What is needed: Retype the listing below line for line, but only from the line with "Rebuild this chart" down to the line with "lab.set_fontweight('bold')", inclusive. Pictures stay out.

>> start Data entries

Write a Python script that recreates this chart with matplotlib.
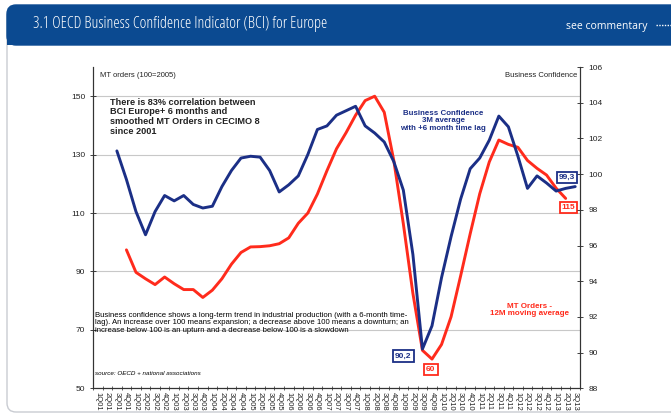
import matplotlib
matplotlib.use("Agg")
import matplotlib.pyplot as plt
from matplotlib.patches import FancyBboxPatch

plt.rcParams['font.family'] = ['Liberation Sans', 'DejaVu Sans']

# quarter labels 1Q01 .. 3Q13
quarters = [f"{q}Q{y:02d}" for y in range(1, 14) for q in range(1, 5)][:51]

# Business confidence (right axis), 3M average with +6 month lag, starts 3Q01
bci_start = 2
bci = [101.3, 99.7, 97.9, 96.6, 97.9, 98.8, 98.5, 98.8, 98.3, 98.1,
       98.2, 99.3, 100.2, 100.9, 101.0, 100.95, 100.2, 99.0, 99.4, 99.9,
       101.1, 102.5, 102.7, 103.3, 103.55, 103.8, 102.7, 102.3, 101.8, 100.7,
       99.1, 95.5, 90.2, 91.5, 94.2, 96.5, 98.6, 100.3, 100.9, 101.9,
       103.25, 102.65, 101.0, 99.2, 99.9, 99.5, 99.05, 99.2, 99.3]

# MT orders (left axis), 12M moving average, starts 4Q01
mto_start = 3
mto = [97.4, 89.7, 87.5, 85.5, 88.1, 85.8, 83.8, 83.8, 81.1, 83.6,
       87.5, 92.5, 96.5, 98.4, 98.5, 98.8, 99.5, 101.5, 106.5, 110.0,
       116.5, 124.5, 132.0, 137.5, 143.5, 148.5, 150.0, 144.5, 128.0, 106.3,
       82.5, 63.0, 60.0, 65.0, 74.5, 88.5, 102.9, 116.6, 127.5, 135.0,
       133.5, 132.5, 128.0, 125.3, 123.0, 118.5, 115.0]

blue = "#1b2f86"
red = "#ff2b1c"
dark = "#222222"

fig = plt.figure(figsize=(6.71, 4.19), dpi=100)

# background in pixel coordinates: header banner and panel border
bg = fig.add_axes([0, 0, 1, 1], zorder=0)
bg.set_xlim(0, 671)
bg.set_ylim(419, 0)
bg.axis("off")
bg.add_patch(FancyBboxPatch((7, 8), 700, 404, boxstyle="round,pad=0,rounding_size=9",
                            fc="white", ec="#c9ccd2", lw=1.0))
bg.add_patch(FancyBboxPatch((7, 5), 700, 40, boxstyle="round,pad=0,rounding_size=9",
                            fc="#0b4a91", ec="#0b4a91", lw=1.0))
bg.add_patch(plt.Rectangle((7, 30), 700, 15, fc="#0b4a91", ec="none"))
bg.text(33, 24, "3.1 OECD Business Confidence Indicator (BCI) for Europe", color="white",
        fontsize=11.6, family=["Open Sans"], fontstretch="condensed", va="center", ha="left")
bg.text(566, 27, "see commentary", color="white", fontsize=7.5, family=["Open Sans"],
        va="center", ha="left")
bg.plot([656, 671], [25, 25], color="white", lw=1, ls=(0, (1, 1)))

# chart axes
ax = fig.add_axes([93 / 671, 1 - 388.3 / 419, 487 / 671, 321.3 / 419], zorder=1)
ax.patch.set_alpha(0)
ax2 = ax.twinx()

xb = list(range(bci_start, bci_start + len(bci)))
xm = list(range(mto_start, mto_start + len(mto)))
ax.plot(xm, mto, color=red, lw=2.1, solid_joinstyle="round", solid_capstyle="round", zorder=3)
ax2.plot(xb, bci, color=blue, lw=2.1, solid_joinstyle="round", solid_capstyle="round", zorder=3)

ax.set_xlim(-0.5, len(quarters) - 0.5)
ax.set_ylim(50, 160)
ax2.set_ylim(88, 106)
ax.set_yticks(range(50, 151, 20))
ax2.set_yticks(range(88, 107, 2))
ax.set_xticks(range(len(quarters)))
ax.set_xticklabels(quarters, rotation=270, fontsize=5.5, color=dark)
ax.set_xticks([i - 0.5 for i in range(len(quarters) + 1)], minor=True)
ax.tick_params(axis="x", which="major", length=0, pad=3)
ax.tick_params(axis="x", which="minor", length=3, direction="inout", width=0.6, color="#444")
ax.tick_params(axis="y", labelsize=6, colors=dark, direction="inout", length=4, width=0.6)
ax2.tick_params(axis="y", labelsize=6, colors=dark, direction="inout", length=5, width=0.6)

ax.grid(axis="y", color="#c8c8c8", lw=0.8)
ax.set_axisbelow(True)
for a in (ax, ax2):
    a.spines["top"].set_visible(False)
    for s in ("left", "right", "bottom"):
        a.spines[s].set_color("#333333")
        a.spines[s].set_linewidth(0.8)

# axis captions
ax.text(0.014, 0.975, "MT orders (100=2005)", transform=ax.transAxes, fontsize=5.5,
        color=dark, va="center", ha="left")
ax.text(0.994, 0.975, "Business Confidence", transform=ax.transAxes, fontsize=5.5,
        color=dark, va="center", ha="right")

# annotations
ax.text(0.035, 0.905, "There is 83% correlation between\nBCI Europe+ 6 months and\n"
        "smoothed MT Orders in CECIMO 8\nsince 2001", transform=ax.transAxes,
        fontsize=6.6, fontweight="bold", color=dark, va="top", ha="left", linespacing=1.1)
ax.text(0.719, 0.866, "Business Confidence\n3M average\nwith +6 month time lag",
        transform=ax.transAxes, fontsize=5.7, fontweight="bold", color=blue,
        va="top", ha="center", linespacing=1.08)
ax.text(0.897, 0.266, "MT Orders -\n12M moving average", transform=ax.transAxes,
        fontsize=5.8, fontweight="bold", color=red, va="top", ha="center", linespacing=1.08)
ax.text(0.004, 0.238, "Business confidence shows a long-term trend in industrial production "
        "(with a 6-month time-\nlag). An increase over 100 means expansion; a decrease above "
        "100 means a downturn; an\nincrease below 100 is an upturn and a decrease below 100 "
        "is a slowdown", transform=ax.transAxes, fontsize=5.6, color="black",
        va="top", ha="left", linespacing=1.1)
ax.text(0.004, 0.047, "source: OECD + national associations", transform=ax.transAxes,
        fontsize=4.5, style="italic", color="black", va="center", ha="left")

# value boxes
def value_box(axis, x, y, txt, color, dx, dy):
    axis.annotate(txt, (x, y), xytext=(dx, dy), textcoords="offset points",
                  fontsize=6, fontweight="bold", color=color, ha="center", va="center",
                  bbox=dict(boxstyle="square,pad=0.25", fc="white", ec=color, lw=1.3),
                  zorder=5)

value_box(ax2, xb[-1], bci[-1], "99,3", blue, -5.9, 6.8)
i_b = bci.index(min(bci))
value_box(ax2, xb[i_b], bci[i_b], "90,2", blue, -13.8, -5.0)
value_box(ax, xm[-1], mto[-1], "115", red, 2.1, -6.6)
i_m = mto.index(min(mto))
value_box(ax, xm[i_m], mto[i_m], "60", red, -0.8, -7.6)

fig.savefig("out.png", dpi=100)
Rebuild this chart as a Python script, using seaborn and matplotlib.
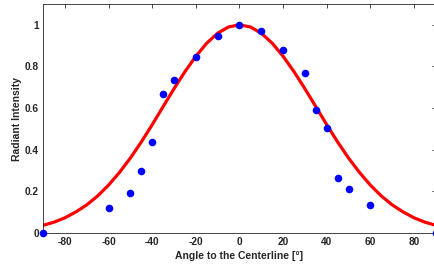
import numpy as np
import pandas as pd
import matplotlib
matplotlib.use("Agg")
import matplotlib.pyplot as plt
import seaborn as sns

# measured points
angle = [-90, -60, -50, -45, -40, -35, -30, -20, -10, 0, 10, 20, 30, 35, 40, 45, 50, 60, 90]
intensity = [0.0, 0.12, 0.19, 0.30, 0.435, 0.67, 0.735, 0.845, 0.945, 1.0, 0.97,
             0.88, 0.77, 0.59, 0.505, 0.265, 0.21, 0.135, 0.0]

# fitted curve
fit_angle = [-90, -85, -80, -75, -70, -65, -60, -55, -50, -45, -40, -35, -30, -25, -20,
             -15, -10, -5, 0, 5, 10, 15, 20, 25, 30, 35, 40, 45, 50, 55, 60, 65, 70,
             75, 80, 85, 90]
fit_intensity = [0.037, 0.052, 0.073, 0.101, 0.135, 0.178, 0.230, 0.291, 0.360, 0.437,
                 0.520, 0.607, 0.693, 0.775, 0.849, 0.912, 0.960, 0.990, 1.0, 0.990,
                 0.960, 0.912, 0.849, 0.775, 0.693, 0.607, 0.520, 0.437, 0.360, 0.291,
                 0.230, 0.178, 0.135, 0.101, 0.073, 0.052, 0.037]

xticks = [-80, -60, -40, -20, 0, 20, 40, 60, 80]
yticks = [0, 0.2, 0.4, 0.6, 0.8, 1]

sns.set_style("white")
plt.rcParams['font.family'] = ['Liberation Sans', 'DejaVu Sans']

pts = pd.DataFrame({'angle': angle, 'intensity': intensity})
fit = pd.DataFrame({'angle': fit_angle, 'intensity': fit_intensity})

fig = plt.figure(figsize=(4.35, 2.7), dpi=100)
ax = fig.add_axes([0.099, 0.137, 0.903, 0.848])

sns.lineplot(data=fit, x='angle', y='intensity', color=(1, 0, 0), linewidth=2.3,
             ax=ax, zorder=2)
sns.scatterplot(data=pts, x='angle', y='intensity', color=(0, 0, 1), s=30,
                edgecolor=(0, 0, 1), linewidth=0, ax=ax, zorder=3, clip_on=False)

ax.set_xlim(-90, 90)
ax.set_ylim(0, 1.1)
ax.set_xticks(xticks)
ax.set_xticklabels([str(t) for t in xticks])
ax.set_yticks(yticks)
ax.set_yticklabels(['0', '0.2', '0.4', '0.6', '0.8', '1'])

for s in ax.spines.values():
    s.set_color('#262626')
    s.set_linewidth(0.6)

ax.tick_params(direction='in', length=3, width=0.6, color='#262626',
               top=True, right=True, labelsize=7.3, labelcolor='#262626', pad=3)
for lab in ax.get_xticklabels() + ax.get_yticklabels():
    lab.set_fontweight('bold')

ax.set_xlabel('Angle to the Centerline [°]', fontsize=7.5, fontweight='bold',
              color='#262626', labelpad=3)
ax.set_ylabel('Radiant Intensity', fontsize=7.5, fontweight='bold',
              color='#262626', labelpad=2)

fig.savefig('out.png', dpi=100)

>> end Data entries

Response to this task:
Rebuild this chart as a Python script, using seaborn and matplotlib.
import numpy as np
import pandas as pd
import matplotlib
matplotlib.use("Agg")
import matplotlib.pyplot as plt
import seaborn as sns

# measured points
angle = [-90, -60, -50, -45, -40, -35, -30, -20, -10, 0, 10, 20, 30, 35, 40, 45, 50, 60, 90]
intensity = [0.0, 0.12, 0.19, 0.30, 0.435, 0.67, 0.735, 0.845, 0.945, 1.0, 0.97,
             0.88, 0.77, 0.59, 0.505, 0.265, 0.21, 0.135, 0.0]

# fitted curve
fit_angle = [-90, -85, -80, -75, -70, -65, -60, -55, -50, -45, -40, -35, -30, -25, -20,
             -15, -10, -5, 0, 5, 10, 15, 20, 25, 30, 35, 40, 45, 50, 55, 60, 65, 70,
             75, 80, 85, 90]
fit_intensity = [0.037, 0.052, 0.073, 0.101, 0.135, 0.178, 0.230, 0.291, 0.360, 0.437,
                 0.520, 0.607, 0.693, 0.775, 0.849, 0.912, 0.960, 0.990, 1.0, 0.990,
                 0.960, 0.912, 0.849, 0.775, 0.693, 0.607, 0.520, 0.437, 0.360, 0.291,
                 0.230, 0.178, 0.135, 0.101, 0.073, 0.052, 0.037]

xticks = [-80, -60, -40, -20, 0, 20, 40, 60, 80]
yticks = [0, 0.2, 0.4, 0.6, 0.8, 1]

sns.set_style("white")
plt.rcParams['font.family'] = ['Liberation Sans', 'DejaVu Sans']

pts = pd.DataFrame({'angle': angle, 'intensity': intensity})
fit = pd.DataFrame({'angle': fit_angle, 'intensity': fit_intensity})

fig = plt.figure(figsize=(4.35, 2.7), dpi=100)
ax = fig.add_axes([0.099, 0.137, 0.903, 0.848])

sns.lineplot(data=fit, x='angle', y='intensity', color=(1, 0, 0), linewidth=2.3,
             ax=ax, zorder=2)
sns.scatterplot(data=pts, x='angle', y='intensity', color=(0, 0, 1), s=30,
                edgecolor=(0, 0, 1), linewidth=0, ax=ax, zorder=3, clip_on=False)

ax.set_xlim(-90, 90)
ax.set_ylim(0, 1.1)
ax.set_xticks(xticks)
ax.set_xticklabels([str(t) for t in xticks])
ax.set_yticks(yticks)
ax.set_yticklabels(['0', '0.2', '0.4', '0.6', '0.8', '1'])

for s in ax.spines.values():
    s.set_color('#262626')
    s.set_linewidth(0.6)

ax.tick_params(direction='in', length=3, width=0.6, color='#262626',
               top=True, right=True, labelsize=7.3, labelcolor='#262626', pad=3)
for lab in ax.get_xticklabels() + ax.get_yticklabels():
    lab.set_fontweight('bold')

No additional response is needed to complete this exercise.